━━━━━ SUPPLIED DATA ━━━━━
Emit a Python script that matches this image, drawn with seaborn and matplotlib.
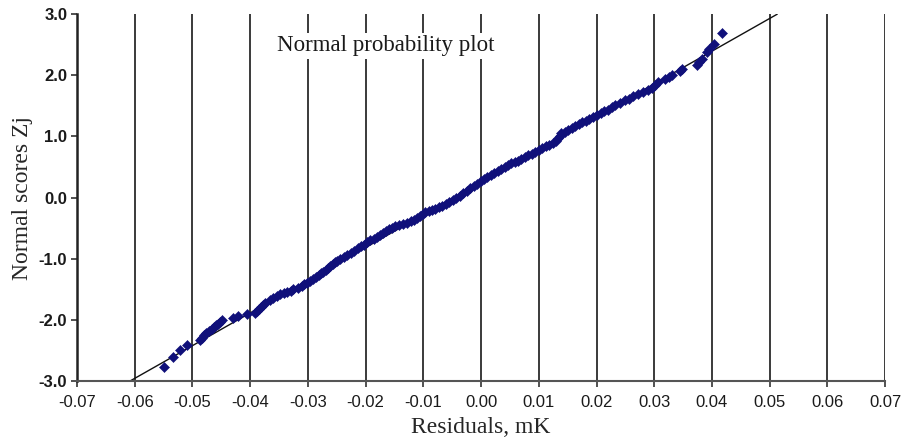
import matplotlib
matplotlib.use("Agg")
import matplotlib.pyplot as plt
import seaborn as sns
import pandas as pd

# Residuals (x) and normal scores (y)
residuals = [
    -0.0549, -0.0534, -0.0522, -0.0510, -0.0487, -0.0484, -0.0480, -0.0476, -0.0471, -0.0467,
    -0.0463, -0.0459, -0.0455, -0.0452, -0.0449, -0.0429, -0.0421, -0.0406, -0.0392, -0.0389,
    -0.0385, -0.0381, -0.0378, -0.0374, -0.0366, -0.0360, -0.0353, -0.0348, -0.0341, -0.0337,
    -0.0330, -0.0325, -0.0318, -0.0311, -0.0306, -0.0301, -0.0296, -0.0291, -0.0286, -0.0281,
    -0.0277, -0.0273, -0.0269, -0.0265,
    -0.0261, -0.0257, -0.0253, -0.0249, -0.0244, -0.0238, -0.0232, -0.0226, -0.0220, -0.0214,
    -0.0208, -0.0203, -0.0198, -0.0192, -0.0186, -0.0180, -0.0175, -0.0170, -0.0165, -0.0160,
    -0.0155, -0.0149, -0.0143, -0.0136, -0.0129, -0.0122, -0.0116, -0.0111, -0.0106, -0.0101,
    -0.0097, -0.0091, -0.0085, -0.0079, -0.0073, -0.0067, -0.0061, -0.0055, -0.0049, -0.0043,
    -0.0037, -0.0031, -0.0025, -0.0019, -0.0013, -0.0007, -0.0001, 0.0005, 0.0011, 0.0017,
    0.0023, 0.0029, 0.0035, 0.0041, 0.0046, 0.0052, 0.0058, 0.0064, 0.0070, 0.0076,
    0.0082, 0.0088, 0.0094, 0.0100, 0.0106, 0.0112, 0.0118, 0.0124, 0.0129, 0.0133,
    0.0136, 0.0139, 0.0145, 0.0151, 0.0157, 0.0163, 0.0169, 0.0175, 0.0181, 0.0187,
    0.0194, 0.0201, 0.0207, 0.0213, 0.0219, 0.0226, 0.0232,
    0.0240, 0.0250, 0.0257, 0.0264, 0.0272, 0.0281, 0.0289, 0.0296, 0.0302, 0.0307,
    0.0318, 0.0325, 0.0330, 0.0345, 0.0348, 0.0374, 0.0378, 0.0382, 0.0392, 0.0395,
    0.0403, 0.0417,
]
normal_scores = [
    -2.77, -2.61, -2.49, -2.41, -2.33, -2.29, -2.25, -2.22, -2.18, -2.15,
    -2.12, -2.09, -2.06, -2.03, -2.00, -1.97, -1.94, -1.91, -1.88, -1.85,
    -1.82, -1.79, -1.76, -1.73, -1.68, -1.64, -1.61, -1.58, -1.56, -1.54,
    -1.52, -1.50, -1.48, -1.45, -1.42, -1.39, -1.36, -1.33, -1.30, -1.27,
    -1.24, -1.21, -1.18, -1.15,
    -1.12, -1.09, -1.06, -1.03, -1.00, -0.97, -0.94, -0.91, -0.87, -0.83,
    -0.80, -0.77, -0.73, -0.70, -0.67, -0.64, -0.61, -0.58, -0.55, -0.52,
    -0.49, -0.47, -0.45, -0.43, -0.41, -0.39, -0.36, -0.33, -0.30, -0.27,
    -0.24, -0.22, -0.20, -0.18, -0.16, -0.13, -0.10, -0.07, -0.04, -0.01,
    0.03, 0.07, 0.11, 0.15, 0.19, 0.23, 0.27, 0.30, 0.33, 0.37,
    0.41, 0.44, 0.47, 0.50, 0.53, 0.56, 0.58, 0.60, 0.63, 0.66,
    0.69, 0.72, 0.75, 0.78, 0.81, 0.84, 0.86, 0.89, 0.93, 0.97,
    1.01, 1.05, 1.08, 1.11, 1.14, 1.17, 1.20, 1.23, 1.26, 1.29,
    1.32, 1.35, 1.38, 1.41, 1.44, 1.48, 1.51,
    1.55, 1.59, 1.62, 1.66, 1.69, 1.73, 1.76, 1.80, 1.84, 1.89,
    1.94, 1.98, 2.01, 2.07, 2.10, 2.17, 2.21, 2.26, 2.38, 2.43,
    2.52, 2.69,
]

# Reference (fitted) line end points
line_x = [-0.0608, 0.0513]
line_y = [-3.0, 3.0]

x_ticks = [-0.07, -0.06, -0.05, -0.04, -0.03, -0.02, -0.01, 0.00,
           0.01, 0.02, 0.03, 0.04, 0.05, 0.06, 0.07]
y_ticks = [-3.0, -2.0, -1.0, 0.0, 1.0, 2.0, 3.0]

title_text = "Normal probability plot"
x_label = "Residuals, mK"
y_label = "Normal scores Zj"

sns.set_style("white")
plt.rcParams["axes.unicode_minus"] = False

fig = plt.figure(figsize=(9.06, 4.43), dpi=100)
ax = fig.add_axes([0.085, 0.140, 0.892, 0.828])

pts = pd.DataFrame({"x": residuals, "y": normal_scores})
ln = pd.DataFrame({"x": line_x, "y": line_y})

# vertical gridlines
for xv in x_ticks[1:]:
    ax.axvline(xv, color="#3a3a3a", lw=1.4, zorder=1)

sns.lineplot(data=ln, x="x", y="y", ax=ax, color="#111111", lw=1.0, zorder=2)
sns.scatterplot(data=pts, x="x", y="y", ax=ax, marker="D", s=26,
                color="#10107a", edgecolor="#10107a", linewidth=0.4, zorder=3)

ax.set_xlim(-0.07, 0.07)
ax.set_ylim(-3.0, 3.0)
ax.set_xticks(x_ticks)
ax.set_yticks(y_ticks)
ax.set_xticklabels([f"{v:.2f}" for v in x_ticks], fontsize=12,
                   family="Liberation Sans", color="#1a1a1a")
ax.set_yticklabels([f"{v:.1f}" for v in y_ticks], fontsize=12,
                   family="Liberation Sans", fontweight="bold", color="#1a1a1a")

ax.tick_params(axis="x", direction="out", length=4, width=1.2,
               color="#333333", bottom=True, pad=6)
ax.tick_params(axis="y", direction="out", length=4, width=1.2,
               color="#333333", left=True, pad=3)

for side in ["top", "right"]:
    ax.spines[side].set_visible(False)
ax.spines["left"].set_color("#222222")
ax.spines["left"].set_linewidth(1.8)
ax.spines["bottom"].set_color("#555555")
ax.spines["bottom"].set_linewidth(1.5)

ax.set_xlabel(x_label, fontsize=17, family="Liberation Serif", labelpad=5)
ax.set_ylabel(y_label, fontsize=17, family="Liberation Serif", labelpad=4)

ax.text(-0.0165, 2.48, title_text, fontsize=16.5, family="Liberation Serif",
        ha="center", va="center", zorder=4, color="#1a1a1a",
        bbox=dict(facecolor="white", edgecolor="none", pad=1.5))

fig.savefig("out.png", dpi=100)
━━━━━
━━━━━ SUPPLIED DATA ━━━━━
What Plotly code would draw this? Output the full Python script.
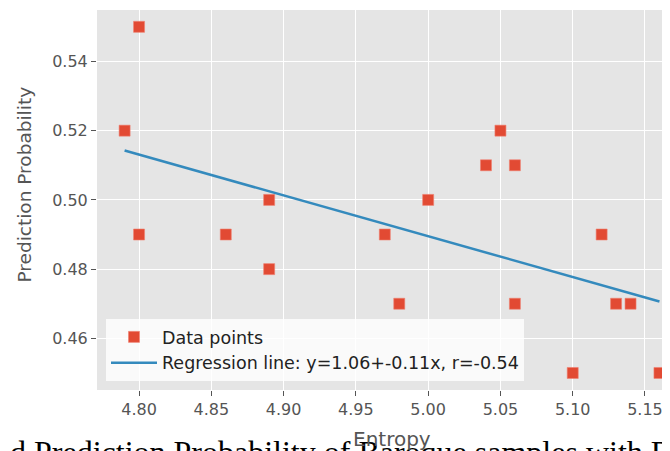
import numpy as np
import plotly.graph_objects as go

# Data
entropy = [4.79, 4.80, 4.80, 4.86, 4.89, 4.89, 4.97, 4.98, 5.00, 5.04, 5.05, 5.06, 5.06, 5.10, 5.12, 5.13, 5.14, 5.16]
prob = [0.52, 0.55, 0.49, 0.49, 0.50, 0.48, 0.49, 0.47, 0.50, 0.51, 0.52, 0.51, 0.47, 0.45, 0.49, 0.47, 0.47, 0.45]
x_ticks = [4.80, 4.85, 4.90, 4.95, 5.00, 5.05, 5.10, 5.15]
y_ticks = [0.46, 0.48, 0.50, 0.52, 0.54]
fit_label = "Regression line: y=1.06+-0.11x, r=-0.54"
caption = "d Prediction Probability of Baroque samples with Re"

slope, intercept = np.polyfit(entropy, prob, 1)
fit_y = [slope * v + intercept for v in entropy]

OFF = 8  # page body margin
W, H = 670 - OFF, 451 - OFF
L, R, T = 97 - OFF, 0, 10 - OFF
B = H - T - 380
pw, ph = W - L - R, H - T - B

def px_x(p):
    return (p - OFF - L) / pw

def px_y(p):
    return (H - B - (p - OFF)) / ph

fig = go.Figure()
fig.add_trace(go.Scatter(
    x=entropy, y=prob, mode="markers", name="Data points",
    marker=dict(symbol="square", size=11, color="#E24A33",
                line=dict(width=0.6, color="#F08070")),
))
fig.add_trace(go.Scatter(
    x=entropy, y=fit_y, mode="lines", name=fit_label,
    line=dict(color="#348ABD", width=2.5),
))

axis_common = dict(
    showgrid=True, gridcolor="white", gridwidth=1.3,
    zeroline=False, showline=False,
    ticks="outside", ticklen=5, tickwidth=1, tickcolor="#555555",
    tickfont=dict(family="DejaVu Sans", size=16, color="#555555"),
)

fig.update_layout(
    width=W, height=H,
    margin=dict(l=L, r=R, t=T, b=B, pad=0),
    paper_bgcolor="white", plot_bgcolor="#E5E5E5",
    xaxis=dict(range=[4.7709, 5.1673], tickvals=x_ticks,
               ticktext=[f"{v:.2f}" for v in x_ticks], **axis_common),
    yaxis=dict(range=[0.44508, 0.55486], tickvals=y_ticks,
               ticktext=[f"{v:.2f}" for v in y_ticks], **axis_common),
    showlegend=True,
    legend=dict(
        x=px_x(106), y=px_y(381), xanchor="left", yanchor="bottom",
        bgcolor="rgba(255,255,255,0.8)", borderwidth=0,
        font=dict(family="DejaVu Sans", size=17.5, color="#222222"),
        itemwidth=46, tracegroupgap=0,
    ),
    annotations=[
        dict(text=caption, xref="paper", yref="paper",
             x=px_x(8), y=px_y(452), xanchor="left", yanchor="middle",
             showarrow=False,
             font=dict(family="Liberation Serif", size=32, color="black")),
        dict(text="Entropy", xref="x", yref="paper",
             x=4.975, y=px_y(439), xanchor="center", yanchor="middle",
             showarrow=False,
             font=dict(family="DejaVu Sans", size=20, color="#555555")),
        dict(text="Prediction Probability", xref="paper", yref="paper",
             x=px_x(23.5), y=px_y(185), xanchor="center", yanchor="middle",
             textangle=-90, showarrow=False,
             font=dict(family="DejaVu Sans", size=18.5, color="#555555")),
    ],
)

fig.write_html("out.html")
━━━━━
Above are the records. Copy only the lines from the one with "Emit a Python" through the one with "import pandas as pd", exactly, with no pictures.

### FINISHED EXERCISE
Emit a Python script that matches this image, drawn with seaborn and matplotlib.
import matplotlib
matplotlib.use("Agg")
import matplotlib.pyplot as plt
import seaborn as sns
import pandas as pd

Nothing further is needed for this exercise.